There are still many barriers, Fedex Global Media Manager Jenny Robertson told us in an email interview:
U.S. services exporters encounter substantial non-tariff barriers (NTBs) around the world, which keep our services trade from reaching its full potential. Traditional barriers to services exports include sectoral prohibitions on foreign participation, foreign equity limitations, discriminatory regulatory requirements, lack of transparency, and nationality requirements for service providers. 21st-Century NTBs include restrictions on data flows, forced localisation, and unfair competition from state owned enterprise
An international services agreement that removes barriers could boost exports by $860 billion a year and create three million jobs.
Chinese megacities are going to be an even greater economic behemoth
Fedex’s Jenny Robertson tells us that “Nine cities will be connected by 150 major infrastructure projects.
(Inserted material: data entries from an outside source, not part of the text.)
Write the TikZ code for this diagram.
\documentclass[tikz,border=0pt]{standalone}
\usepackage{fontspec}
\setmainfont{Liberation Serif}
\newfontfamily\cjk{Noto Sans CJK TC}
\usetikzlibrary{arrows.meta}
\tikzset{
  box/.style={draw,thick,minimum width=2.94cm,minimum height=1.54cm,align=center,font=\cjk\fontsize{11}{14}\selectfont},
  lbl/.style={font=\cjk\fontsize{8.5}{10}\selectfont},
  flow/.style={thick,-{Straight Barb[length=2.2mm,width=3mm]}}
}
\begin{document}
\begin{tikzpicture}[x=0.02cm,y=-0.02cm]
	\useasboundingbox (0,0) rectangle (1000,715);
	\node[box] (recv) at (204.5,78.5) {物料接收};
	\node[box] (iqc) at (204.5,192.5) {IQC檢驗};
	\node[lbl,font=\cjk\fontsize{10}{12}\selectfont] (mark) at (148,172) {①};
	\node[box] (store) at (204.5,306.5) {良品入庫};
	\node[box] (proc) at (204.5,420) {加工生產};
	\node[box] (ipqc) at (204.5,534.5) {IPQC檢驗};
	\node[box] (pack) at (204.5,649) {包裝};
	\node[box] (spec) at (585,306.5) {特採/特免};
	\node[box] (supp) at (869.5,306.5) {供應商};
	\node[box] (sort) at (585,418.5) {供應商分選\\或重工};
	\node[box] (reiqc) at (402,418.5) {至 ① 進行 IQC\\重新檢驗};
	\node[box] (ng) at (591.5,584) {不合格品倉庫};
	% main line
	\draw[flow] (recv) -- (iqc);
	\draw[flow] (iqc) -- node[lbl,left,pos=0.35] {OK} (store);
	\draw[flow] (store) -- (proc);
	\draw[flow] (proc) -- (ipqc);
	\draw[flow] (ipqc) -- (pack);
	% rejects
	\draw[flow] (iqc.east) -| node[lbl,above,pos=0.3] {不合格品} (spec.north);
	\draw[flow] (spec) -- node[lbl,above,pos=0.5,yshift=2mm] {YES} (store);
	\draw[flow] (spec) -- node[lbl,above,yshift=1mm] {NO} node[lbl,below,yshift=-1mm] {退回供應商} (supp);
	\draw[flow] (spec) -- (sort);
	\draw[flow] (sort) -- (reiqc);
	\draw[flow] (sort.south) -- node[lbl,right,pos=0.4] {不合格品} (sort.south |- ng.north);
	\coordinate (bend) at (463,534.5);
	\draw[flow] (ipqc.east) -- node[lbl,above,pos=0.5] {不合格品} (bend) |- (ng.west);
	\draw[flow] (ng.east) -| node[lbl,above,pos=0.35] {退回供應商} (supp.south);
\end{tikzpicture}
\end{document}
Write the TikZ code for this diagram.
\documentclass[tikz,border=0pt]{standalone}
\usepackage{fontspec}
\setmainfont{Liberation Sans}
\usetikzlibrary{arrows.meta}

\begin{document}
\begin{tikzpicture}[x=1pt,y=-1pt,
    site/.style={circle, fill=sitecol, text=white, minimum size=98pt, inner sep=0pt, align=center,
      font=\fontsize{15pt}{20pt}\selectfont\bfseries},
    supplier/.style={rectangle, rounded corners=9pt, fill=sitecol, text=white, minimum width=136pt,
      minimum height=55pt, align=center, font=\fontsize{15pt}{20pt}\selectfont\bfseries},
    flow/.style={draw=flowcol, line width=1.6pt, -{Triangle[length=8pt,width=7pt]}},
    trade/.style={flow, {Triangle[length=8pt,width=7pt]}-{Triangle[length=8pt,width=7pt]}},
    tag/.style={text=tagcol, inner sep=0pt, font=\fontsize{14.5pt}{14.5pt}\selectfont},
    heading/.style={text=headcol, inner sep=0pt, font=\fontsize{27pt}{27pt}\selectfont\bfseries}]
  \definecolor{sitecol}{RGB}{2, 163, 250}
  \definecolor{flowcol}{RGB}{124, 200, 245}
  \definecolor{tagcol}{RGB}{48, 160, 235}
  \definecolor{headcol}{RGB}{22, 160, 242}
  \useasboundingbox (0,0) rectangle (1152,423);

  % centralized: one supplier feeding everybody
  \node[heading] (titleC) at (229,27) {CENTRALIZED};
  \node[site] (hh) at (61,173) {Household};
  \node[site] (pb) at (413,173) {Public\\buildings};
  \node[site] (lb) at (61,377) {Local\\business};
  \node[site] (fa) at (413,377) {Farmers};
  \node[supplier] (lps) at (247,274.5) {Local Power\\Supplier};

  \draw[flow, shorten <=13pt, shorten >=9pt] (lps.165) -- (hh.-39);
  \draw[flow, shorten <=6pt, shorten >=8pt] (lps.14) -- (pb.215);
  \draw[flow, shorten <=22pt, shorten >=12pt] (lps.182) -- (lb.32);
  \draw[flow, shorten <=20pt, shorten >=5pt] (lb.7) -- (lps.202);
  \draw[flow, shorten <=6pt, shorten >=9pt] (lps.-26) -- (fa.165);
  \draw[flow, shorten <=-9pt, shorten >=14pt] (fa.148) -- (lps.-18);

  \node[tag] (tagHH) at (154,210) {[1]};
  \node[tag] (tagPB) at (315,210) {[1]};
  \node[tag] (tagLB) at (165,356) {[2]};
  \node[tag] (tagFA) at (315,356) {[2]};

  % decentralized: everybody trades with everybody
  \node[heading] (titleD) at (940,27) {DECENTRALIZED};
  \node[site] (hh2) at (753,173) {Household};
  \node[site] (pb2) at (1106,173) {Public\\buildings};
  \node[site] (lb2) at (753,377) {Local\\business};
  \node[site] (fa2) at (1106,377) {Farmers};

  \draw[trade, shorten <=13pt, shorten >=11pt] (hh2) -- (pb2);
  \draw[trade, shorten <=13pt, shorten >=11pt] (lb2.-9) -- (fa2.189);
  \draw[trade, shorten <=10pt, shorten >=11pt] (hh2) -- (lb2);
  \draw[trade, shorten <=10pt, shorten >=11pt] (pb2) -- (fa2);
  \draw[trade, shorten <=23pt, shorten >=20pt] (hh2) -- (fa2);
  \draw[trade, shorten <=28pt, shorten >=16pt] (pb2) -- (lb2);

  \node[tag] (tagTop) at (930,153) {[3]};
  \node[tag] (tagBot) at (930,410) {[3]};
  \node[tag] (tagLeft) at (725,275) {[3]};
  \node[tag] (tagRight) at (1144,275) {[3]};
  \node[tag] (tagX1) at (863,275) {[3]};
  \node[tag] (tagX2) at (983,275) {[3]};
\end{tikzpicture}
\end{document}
The megacity’s location in the Pearl River Delta creates a single manufacturing hub of 42 million people — four times the size of New York City.”
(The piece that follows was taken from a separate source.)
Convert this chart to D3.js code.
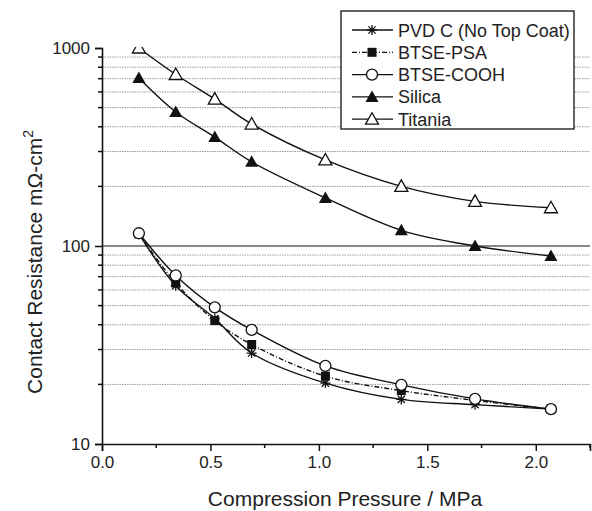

The merger will create the world’s largest city by 2018, and a massive concentration of economic power.
Infrastructure is a massive advantage, and countries will race to match Germany and Singapore
A survey from consulting firm Mercer found that Singapore had the world’s best infrastructure, but that three German cities came in the top five. The benefits are clear. Singapore is a massive global shipping and business hub, and Germany’s manufacturing power has weathered years of European difficulty.
Other countries will be looking to catch up. Big examples that will change global trade will include the Panama canal expansion, and massive investments by China in Guangdong and Shanghai.
Get ready for predictive GPS
GPS is already almost ubiquitous. Researchers at the University of Birmingham have created an algorithm that’s a sort of predictive GPS, it uses your phone combined with your friends to predict where you’ll be in a day’s time.
Social shopping may mean the end of exclusivity
More and more, shopping experiences, even online, are community based, centered around curation and a lack of friction. Everyone involved in commerce is going to have to figure out how to deal with a more frictionless and democratic ecosystem.
Free trade agreements are making the world more open
Access highlights three free trade agreements as particularly significant
- The U.S. South Korea FTA will make some 95 per cent of bilateral trade between the two huge economies duty-free over the next five years.
- The new U.S. Panama FTA removes tariffs that were as high as 81 per cent.
- The EU-Singapore FTA, settled in September, connects two economic powers and makes it easier for both to do business.
Smart glasses are going to hit the marketplace and change the consumer experience
Once the stuff of science fiction, wearable computers are going to be a fact of consumer life soon. Businesses need to use the experience with early adapters to figure out their advantage as the technology becomes more widespread.
The data explosion has changed everything, but we have no idea how to regulate it
Data regulation is “one of the least discussed, most urgent issues affecting trade.”
International trade policy needs a huge update to keep up with the pace of innovation. At this point, countries are being more reactionary rather than planning or innovating. One of the biggest things the world can do to grow the economy is come up with a framework that balances between respecting privacy, and giving business a break.
The financial crisis lead to massive infrastructure spending, and we’re still seeing the impact
CIBC World Markets, a Canadian bank, expects $35 trillion of global infrastructure spending over the next 20 years.
That’s on top of what’s already been spent. The amount of money that’s flowed into the global economy hasn’t been matched in size or speed since World War 2.